In early 1915, Beachey's career was at its peak.  He had finished work on  Beachey-Eaton Monoplane, powered by 80 horsepower Gnôme Monosoupape ("single valve") rotary engine, and was looking forward to returning to the skies  - as part of the pre-opening publicity for the Panama Pacific International Exposition, during the PPIE's opening ceremonies, and having secured a contract to provide aerial exhibitions in both his Beachey-Eaton biplane and new monoplane.

On Sunday, March 14th, 1915, Beachey prepared for an flight to showcase his new monoplane in front of a crowd of over 50,000 at the PPIE on the northern shore of San Francisco. Despite a warning from Army aviators about his daredevil maneuvers in his monoplane, Beachey gunned his engine, started his takeoff roll, and was off the ground in less that fifty feet.

Beachey made a loop, then flipped the plane over on its back for an upside down flight. Intent on exhibiting the ability of his new plane, Beachey's attention failed to realize he was now only 2,000 feet above the water - too close to complete his stunt.

He jerked the controls back to pull the plane out of its inverted flight, but the stress on the plane caused the left wing to break off, then the right one to do so – sending the monoplane into a dive. The bent plane impacted the water at a high rate of speed, alongside of the transport Crook, with Beachey still strapped in his chair.
The force of the crash embedded the plane and Beachey in thirty feet of mud and water in San Francisco Bay. An hour after the crash, the winch aboard the U.S.S. Oregon pulled taut, and divers from the battleship raised the monoplane, its wings sheared, and Beachey still strapped in his seat.

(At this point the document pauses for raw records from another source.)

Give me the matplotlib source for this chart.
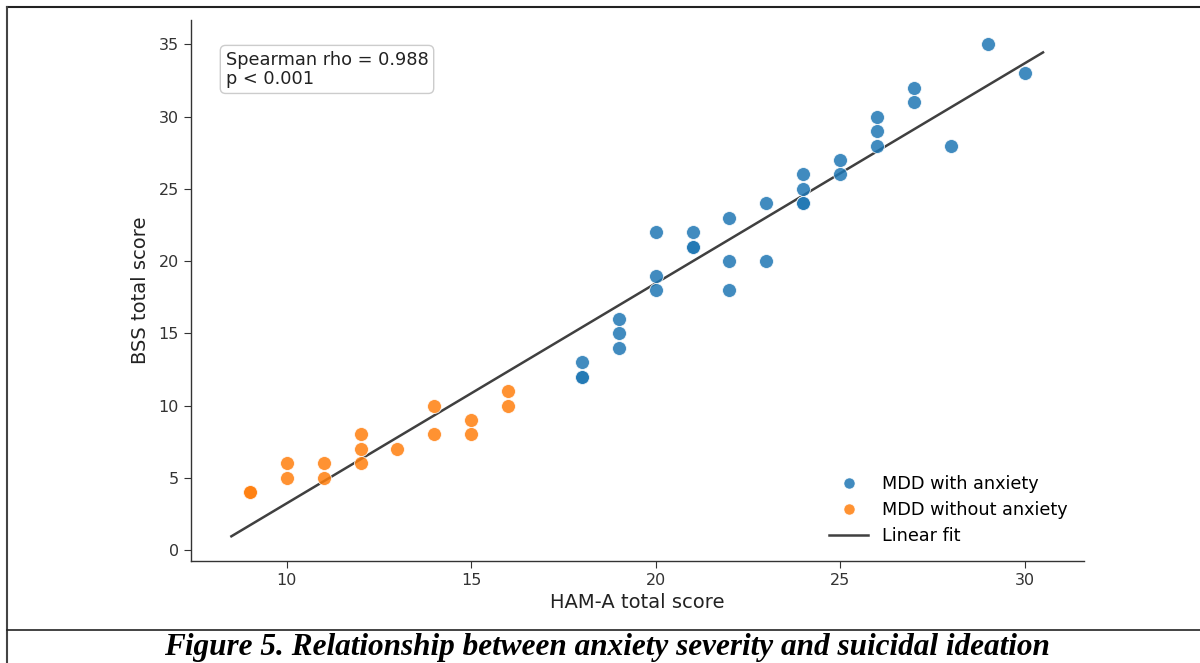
import numpy as np
import matplotlib
matplotlib.use("Agg")
import matplotlib.pyplot as plt
from matplotlib.lines import Line2D

# MDD with anxiety
ham_anx = [18, 18, 18, 19, 19, 19, 20, 20, 20, 21, 21, 21, 22, 22, 22, 23, 23,
           24, 24, 24, 24, 25, 25, 26, 26, 26, 27, 27, 28, 29, 30]
bss_anx = [12, 12, 13, 14, 15, 16, 18, 19, 22, 21, 21, 22, 18, 20, 23, 20, 24,
           24, 24, 25, 26, 26, 27, 28, 29, 30, 31, 32, 28, 35, 33]

# MDD without anxiety
ham_no = [9, 9, 10, 10, 11, 11, 12, 12, 12, 13, 14, 14, 15, 15, 16, 16]
bss_no = [4, 4, 5, 6, 5, 6, 6, 7, 8, 7, 8, 10, 8, 9, 10, 11]

rho_text = "Spearman rho = 0.988\np < 0.001"
caption = "Figure 5. Relationship between anxiety severity and suicidal ideation"

fig = plt.figure(figsize=(12, 6.63), dpi=100)
ax = fig.add_axes([0.159, 0.154, 0.744, 0.816])

ax.scatter(ham_anx, bss_anx, s=100, color="#1f77b4", alpha=0.85,
           edgecolors="white", linewidths=0.6, label="MDD with anxiety", zorder=3)
ax.scatter(ham_no, bss_no, s=100, color="#ff7f0e", alpha=0.85,
           edgecolors="white", linewidths=0.6, label="MDD without anxiety", zorder=3)

# linear fit over all subjects
x_all = np.array(ham_anx + ham_no)
y_all = np.array(bss_anx + bss_no)
k, b = np.polyfit(x_all, y_all, 1)
xs = np.array([x_all.min() - 0.5, x_all.max() + 0.5])
ax.plot(xs, k * xs + b, color="#404040", lw=1.8, label="Linear fit", zorder=2)

ax.spines["top"].set_visible(False)
ax.spines["right"].set_visible(False)
for s in ["left", "bottom"]:
    ax.spines[s].set_color("#333333")
    ax.spines[s].set_linewidth(1.0)
ax.tick_params(labelsize=11.5, colors="#333333", length=5)
ax.set_xticks([10, 15, 20, 25, 30])
ax.set_yticks(range(0, 36, 5))
ax.set_xlabel("HAM-A total score", fontsize=14, color="#222222", labelpad=4)
ax.set_ylabel("BSS total score", fontsize=14, color="#222222", labelpad=6)

ax.text(0.039, 0.943, rho_text, transform=ax.transAxes, fontsize=12.8,
        va="top", ha="left", color="#222222", linespacing=1.1,
        bbox=dict(boxstyle="round,pad=0.3", fc="white", ec="#cccccc"))

handles = [
    Line2D([], [], marker="o", ls="", color="#1f77b4", alpha=0.85, markersize=8,
           markeredgecolor="white", markeredgewidth=0.5),
    Line2D([], [], marker="o", ls="", color="#ff7f0e", alpha=0.85, markersize=8,
           markeredgecolor="white", markeredgewidth=0.5),
    Line2D([], [], color="#404040", lw=1.8),
]
ax.legend(handles, ["MDD with anxiety", "MDD without anxiety", "Linear fit"],
          loc="lower right", frameon=False, fontsize=12.7, handlelength=2.2,
          labelspacing=0.45, bbox_to_anchor=(1.0, 0.0))

# document frame lines
fig.add_artist(Line2D([0.006, 1.0], [1 - 7 / 663, 1 - 7 / 663], color="#222222", lw=1.5))
fig.add_artist(Line2D([0.006, 0.006], [0.0, 1 - 7 / 663], color="#444444", lw=1.5))
fig.add_artist(Line2D([0.006, 1.0], [1 - 630 / 663, 1 - 630 / 663], color="#222222", lw=1.2))

fig.text(0.506, 1 - 655 / 663, caption, ha="center", va="baseline",
         family="Liberation Serif", weight="bold", style="italic", fontsize=22.5)

fig.savefig("out.png", dpi=100)
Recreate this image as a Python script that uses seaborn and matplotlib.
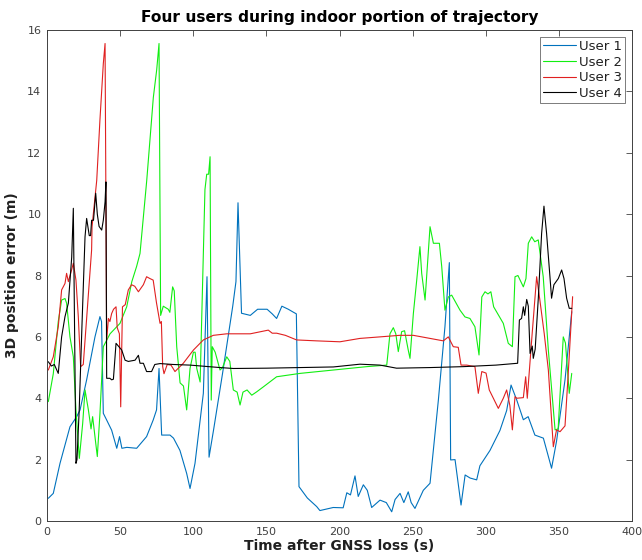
import numpy as np
import pandas as pd
import matplotlib
matplotlib.use("Agg")
import matplotlib.pyplot as plt
import seaborn as sns

users = ["User 1", "User 2", "User 3", "User 4"]
colors = ["#0072BD", "#11EE11", "#E02020", "#000000"]

user1 = [(0.9, 0.74), (4.3, 0.9), (8.9, 1.88), (15.7, 3.07), (20.3, 3.4), (22.6, 3.62), (27.1, 4.6),
         (32.8, 6.0), (36.2, 6.66), (37.3, 6.5), (38.5, 3.51), (40.8, 3.29), (44.2, 2.96), (47.7, 2.37),
         (49.6, 2.75), (51.2, 2.37), (54.6, 2.4), (61.3, 2.37), (68.1, 2.75), (72.6, 3.29), (74.9, 3.62),
         (76.6, 4.97), (78.4, 2.8), (84.1, 2.8), (86.5, 2.7), (90.9, 2.3), (95.5, 1.55), (97.8, 1.06),
         (101.2, 1.88), (106.9, 4.16), (109.4, 7.96), (110.8, 2.08), (114.0, 3.0), (120.0, 4.8),
         (127.0, 7.0), (129.2, 7.8), (130.6, 10.37), (133.0, 6.77), (139.0, 6.7), (144.0, 6.9),
         (150.5, 6.9), (154.0, 6.75), (157.0, 6.6), (160.6, 7.0), (165.0, 6.9), (168.6, 6.8),
         (170.5, 6.75), (172.3, 1.12), (178.0, 0.75), (184.4, 0.47), (186.6, 0.34), (195.7, 0.44),
         (202.5, 0.43), (205.0, 0.92), (207.5, 0.85), (210.6, 1.47), (212.8, 0.8), (216.3, 1.18),
         (219.0, 1.0), (222.0, 0.44), (227.7, 0.68), (232.0, 0.6), (235.7, 0.3), (238.0, 0.7),
         (241.4, 0.9), (244.0, 0.6), (247.0, 0.95), (249.0, 0.6), (251.6, 0.41), (257.3, 1.0),
         (261.9, 1.23), (267.6, 3.94), (272.1, 6.33), (275.1, 8.42), (276.0, 1.99), (279.0, 2.0),
         (283.1, 0.52), (285.9, 1.5), (289.3, 1.4), (293.8, 1.34), (296.0, 1.8), (302.9, 2.3),
         (309.7, 2.95), (314.3, 3.6), (317.3, 4.43), (321.2, 3.94), (325.7, 3.3), (329.0, 3.4),
         (333.6, 2.8), (339.4, 2.7), (345.0, 1.72), (348.4, 2.6), (354.2, 4.6), (358.8, 6.82)]

user2 = [(0.9, 3.89), (4.3, 4.8), (7.7, 6.5), (10, 7.2), (12.3, 7.25), (13.4, 7.1), (15.7, 6.0), (18, 5.35),
         (19.8, 3.62), (22.1, 2.04), (24.4, 3.18), (26, 4.27), (28.3, 3.62), (30.1, 3.0), (31.2, 3.4),
         (32.8, 2.75), (34.4, 2.1), (36.2, 3.5), (38.5, 5.68), (43.1, 6.1), (49.9, 6.44), (54.5, 6.98),
         (58, 7.8), (61.3, 8.3), (63.6, 8.72), (68.2, 11.1), (72.7, 13.8), (75, 14.7), (76.6, 15.56),
         (77.7, 6.7), (79.5, 7.0), (82.9, 6.9), (84, 6.8), (85.9, 7.63), (87, 7.5), (88.7, 5.68), (91, 4.5),
         (93.3, 4.4), (95.5, 3.62), (97.8, 4.97), (100.1, 5.5), (101.3, 5.5), (102.4, 4.97), (104.7, 4.53),
         (106, 7.0), (108, 10.8), (109.2, 11.3), (110.5, 11.3), (111.5, 11.87), (112.3, 3.94), (113, 5.68),
         (115, 5.5), (118.3, 4.92), (120, 5.0), (122.9, 5.35), (125, 5.2), (127.4, 4.27), (130, 4.2),
         (132, 3.78), (134, 4.2), (136.8, 4.27), (140, 4.1), (143.4, 4.21), (147.9, 4.37), (157, 4.7),
         (173, 4.81), (195.8, 4.92), (218.6, 5.03), (232.3, 5.08), (234.5, 6.1), (236.8, 6.3),
         (238.5, 6.1), (240.2, 5.52), (242.5, 6.17), (244.5, 6.2), (247, 5.57), (248.2, 5.3),
         (250.5, 6.76), (252.8, 7.85), (255, 8.94), (256.2, 8.07), (258.5, 7.2), (261.9, 9.59),
         (264.2, 9.05), (268.3, 9.05), (269.9, 8.29), (272.1, 6.87), (274.4, 7.3), (276.7, 7.36),
         (282.4, 6.87), (285.8, 6.65), (289.2, 6.6), (292.6, 6.33), (295.4, 5.41), (297.3, 7.3),
         (299.5, 7.47), (301.5, 7.4), (303.5, 7.47), (305.4, 6.98), (312, 6.44), (315.4, 5.79),
         (318.2, 5.68), (320, 7.96), (322, 8.0), (325.7, 7.63), (327.5, 7.9), (329.1, 9.05),
         (331.4, 9.26), (333.5, 9.1), (335.9, 9.16), (339.3, 7.96), (342.8, 5.57), (347.4, 2.97),
         (349.5, 3.0), (353, 6.0), (354.5, 5.8), (357.1, 4.16), (358.8, 4.81)]

user3 = [(0.9, 4.92), (4.3, 5.35), (7.7, 6.33), (10, 7.53), (12.3, 7.74), (13.4, 8.07), (14.6, 7.8),
         (16.8, 8.18), (18, 8.4), (19.8, 7.85), (21.4, 6.66), (23, 5.03), (24.8, 5.1), (27.1, 6.6),
         (30.5, 8.83), (30.8, 9.59), (34, 11.1), (36.2, 13.07), (38.5, 14.9), (39.7, 15.56), (40.8, 5.9),
         (42, 6.6), (43, 6.5), (44.2, 6.76), (45.5, 6.9), (47.2, 6.98), (48, 6.3), (49.5, 6.1),
         (50.4, 3.72), (51.6, 6.98), (53.5, 7.05), (55.6, 7.53), (57.8, 7.7), (60, 7.65), (62.5, 7.47),
         (65.9, 7.7), (68.1, 7.96), (70.4, 7.9), (72.6, 7.85), (74.9, 7.1), (77.3, 6.44), (78.2, 6.5),
         (79.1, 5.03), (80, 4.8), (82.2, 5.1), (84.8, 5.08), (87.5, 4.87), (93.2, 5.14), (100.1, 5.57),
         (106.9, 5.9), (113.7, 6.05), (122.9, 6.1), (139, 6.1), (151.3, 6.22), (154, 6.12), (157, 6.12),
         (163, 6.05), (170.7, 5.9), (184.4, 5.87), (200.3, 5.84), (214, 5.95), (227.7, 6.0),
         (241, 6.05), (250.5, 6.05), (261.9, 5.95), (271, 5.87), (274.4, 6.0), (277.8, 5.68),
         (281.2, 5.66), (283.1, 5.08), (287, 5.08), (292.6, 5.03), (294.9, 4.16), (297.3, 4.87),
         (300.2, 4.82), (302.4, 4.27), (305.2, 4.0), (308.6, 3.67), (312, 4.0), (314.3, 4.27),
         (316.5, 3.76), (318.2, 2.97), (320, 4.05), (321.2, 4.0), (325.7, 4.02), (327.3, 4.7),
         (328.4, 4.0), (331.4, 5.9), (334.8, 7.96), (337, 7.2), (340, 6.1), (342.8, 4.92),
         (346.2, 2.42), (348.4, 2.97), (350.8, 2.91), (354.2, 3.1), (356.4, 4.81), (359.4, 7.31)]

user4 = [(0.9, 5.19), (3, 5.05), (5, 5.1), (7.7, 4.81), (10, 6.0), (12.3, 6.66), (14.6, 7.1), (16.9, 8.6),
         (18, 10.19), (19.8, 1.88), (20.5, 2.0), (22, 3.6), (24, 6.5), (26, 9.26), (27.1, 9.86),
         (28.9, 9.3), (29.8, 9.3), (30.5, 9.8), (31.8, 9.8), (33.3, 10.68), (34.4, 10.0), (35.6, 9.6),
         (37.4, 9.48), (38.5, 9.8), (39.7, 10.4), (40.3, 11.05), (40.8, 4.65), (43, 4.65), (44.2, 4.6),
         (45.4, 4.62), (47.2, 5.79), (48.8, 5.7), (51.1, 5.57), (53.4, 5.24), (55.6, 5.2), (60.2, 5.24),
         (62.5, 5.4), (63.6, 5.14), (65.9, 5.14), (68.1, 4.87), (71.5, 4.87), (73.7, 5.1), (77.3, 5.13),
         (86.4, 5.1), (97.8, 5.08), (118.3, 5.0), (127.4, 4.97), (150, 4.98), (173, 5.0), (195.8, 5.02),
         (214, 5.11), (227.7, 5.08), (239, 4.98), (262, 5.0), (284.7, 5.03), (307, 5.08), (321.8, 5.14),
         (323, 6.55), (324.5, 6.6), (325.7, 6.98), (326.6, 6.7), (328, 7.22), (329.1, 7.0), (330.3, 5.46),
         (331.8, 5.7), (332.5, 5.3), (333.8, 5.6), (336, 7.31), (338.2, 9.37), (339.8, 10.26),
         (341.6, 9.37), (343.9, 7.96), (345, 7.26), (346.6, 7.7), (349.6, 7.9), (351.9, 8.18),
         (353.5, 7.9), (355.3, 7.26), (357.1, 6.93), (358.8, 6.93)]

x_ticks = [0, 50, 100, 150, 200, 250, 300, 350, 400]
y_ticks = [0, 2, 4, 6, 8, 10, 12, 14, 16]

frames = []
for name, pts in zip(users, [user1, user2, user3, user4]):
    arr = np.array(pts, dtype=float)
    frames.append(pd.DataFrame({"t": arr[:, 0], "err": arr[:, 1], "user": name}))
df = pd.concat(frames, ignore_index=True)

sns.set_style("white")
plt.rcParams["font.family"] = ["DejaVu Sans"]

fig = plt.figure(figsize=(6.42, 5.6), dpi=100)
ax = fig.add_axes([47 / 642, 39 / 560, 585 / 642, 491 / 560])

sns.lineplot(data=df, x="t", y="err", hue="user", hue_order=users,
             palette=dict(zip(users, colors)), sort=False, estimator=None,
             linewidth=0.8, ax=ax)

ax.set_xlim(0, 400)
ax.set_ylim(0, 16)
ax.set_xticks(x_ticks)
ax.set_yticks(y_ticks)
ax.tick_params(direction="in", top=True, right=True, length=4, width=0.6,
               labelsize=8, colors="#404040", pad=4)
for s in ax.spines.values():
    s.set_visible(True)
    s.set_color("#404040")
    s.set_linewidth(0.7)

ax.set_title("Four users during indoor portion of trajectory", fontsize=11.1,
             fontweight="bold", pad=6, color="black")
ax.set_xlabel("Time after GNSS loss (s)", fontsize=10, fontweight="bold", labelpad=2,
              color="#202020")
ax.set_ylabel("3D position error (m)", fontsize=10, fontweight="bold", labelpad=6,
              color="#202020")

leg = ax.legend(loc="upper right", fontsize=9.5, handlelength=2.5, handletextpad=0.2,
                borderpad=0.25, labelspacing=0.2, frameon=True, fancybox=False,
                borderaxespad=0.5)
leg.get_frame().set_edgecolor("#404040")
leg.get_frame().set_linewidth(0.6)
for t in leg.get_texts():
    t.set_color("#202020")

fig.savefig("out.png", dpi=100)
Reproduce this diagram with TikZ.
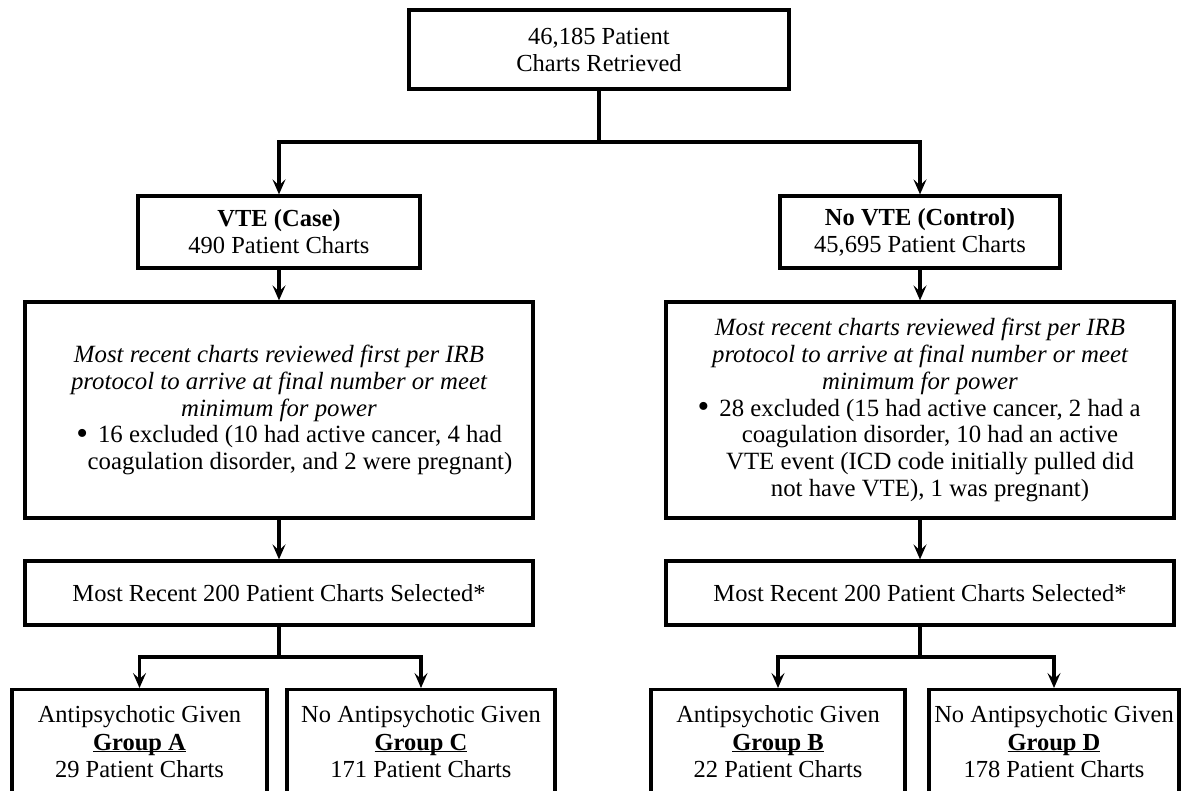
\documentclass[tikz,border=0pt]{standalone}
\usepackage{fontspec}
\setmainfont{Liberation Serif}
\usetikzlibrary{arrows.meta}

\newcommand{\bul}{\llap{\raisebox{-1.5pt}{\scalebox{1.35}{\textbullet}}\hspace{10pt}}}
\newcommand{\grp}[1]{\underline{\smash{\textbf{#1}}}}

\begin{document}
\begin{tikzpicture}[x=1pt, y=-1pt,
  >={Stealth[length=15pt,width=13pt,inset=6pt]},
  every node/.style={font=\fontsize{24.5}{27}\selectfont},
  box/.style={draw, line width=3.2pt, inner sep=0pt, align=center},
  group/.style={box, anchor=north, inner ysep=16pt, text depth=40pt, font=\fontsize{24.5}{27.5}\selectfont},
  link/.style={line width=3.2pt}]
  \useasboundingbox (0,0) rectangle (1183,791);
  \clip (0,0) rectangle (1183,791);

  % top
  \node[box, minimum width=380pt, minimum height=79pt] (all) at (599,49.5) {46,185 Patient\\Charts Retrieved};
  \coordinate (split) at (599,142);

  % case / control
  \node[box, minimum width=282pt, minimum height=72pt] (case) at (279,232) {\textbf{VTE (Case)}\\490 Patient Charts};
  \node[box, minimum width=280pt, minimum height=72pt] (ctrl) at (920,232) {\textbf{No VTE (Control)}\\45,695 Patient Charts};

  % review
  \node[box, minimum width=508pt, minimum height=216pt, font=\fontsize{24.8}{26.7}\selectfont] (revA) at (279,410)
    {\itshape Most recent charts reviewed first per IRB\\
     \itshape protocol to arrive at final number or meet\\
     \itshape minimum for power\\
     \hspace*{42pt}\bul 16 excluded (10 had active cancer, 4 had\\
     \hspace*{42pt}coagulation disorder, and 2 were pregnant)};
  \node[box, minimum width=508pt, minimum height=216pt, font=\fontsize{24.8}{26.7}\selectfont] (revB) at (920,410)
    {\itshape Most recent charts reviewed first per IRB\\
     \itshape protocol to arrive at final number or meet\\
     \itshape minimum for power\\
     \hspace*{20pt}\bul 28 excluded (15 had active cancer, 2 had a\\
     \hspace*{20pt}coagulation disorder, 10 had an active\\
     \hspace*{20pt}VTE event (ICD code initially pulled did\\
     \hspace*{20pt}not have VTE), 1 was pregnant)};

  % selected
  \node[box, minimum width=508pt, minimum height=64pt] (selA) at (279,593) {Most Recent 200 Patient Charts Selected*};
  \node[box, minimum width=508pt, minimum height=64pt] (selB) at (920,593) {Most Recent 200 Patient Charts Selected*};
  \coordinate (splitA) at (279,657);
  \coordinate (splitB) at (920,657);

  % groups
  \node[group, minimum width=255pt] (grpA) at (139.5,688) {Antipsychotic Given\\\grp{Group A}\\29 Patient Charts};
  \node[group, minimum width=268pt] (grpC) at (421,688) {No Antipsychotic Given\\\grp{Group C}\\171 Patient Charts};
  \node[group, minimum width=254pt] (grpB) at (778,688) {Antipsychotic Given\\\grp{Group B}\\22 Patient Charts};
  \node[group, minimum width=250pt] (grpD) at (1054,688) {No Antipsychotic Given\\\grp{Group D}\\178 Patient Charts};

  % connectors
  \draw[link] (all) -- (split);
  \draw[link, ->] (split) -| (case);
  \draw[link, ->] (split) -| (ctrl);
  \draw[link, ->] (case) -- (revA);
  \draw[link, ->] (ctrl) -- (revB);
  \draw[link, ->] (revA) -- (selA);
  \draw[link, ->] (revB) -- (selB);
  \draw[link] (selA) -- (splitA);
  \draw[link] (selB) -- (splitB);
  \draw[link, ->] (splitA) -| (grpA);
  \draw[link, ->] (splitA) -| (grpC);
  \draw[link, ->] (splitB) -| (grpB);
  \draw[link, ->] (splitB) -| (grpD);
\end{tikzpicture}
\end{document}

The autopsy reported that he had survived the crash and had died from drowning.

 

Honoring the Legend...

Beachey's memorial service and funeral was one of the biggest the city of San Francicso has seen to that time.  The Mayor of San Francisco, James Rolph, presided over the matter, and Beachey was buried at the Cypress Lawn Memorial Park in Section D, Lot 23.

This opinion piece appeared the “Oakland Tribune” in the days following Beachey's death

The direct cause of the mishap which resulted in the death of Lincoln Beachey was the same spirit that ruled at Rome in the time of Nero. A public, thirsting for novelty and eager for "thrills," is not sufficiently entertained by exhibitions of flight through the air; it has demanded that the performance be accompanied by hazardous variations. Before the public consents to be interested there must be "loop the loops," "death dips" and other incidents of a hair-raising kind. Beachey is only one of many victims to this craze for seeing somebody do a hazardous thing. It may be that civilization may some day reach a point where normal and wholesome things will satisfy the human appetite. But that day is not yet.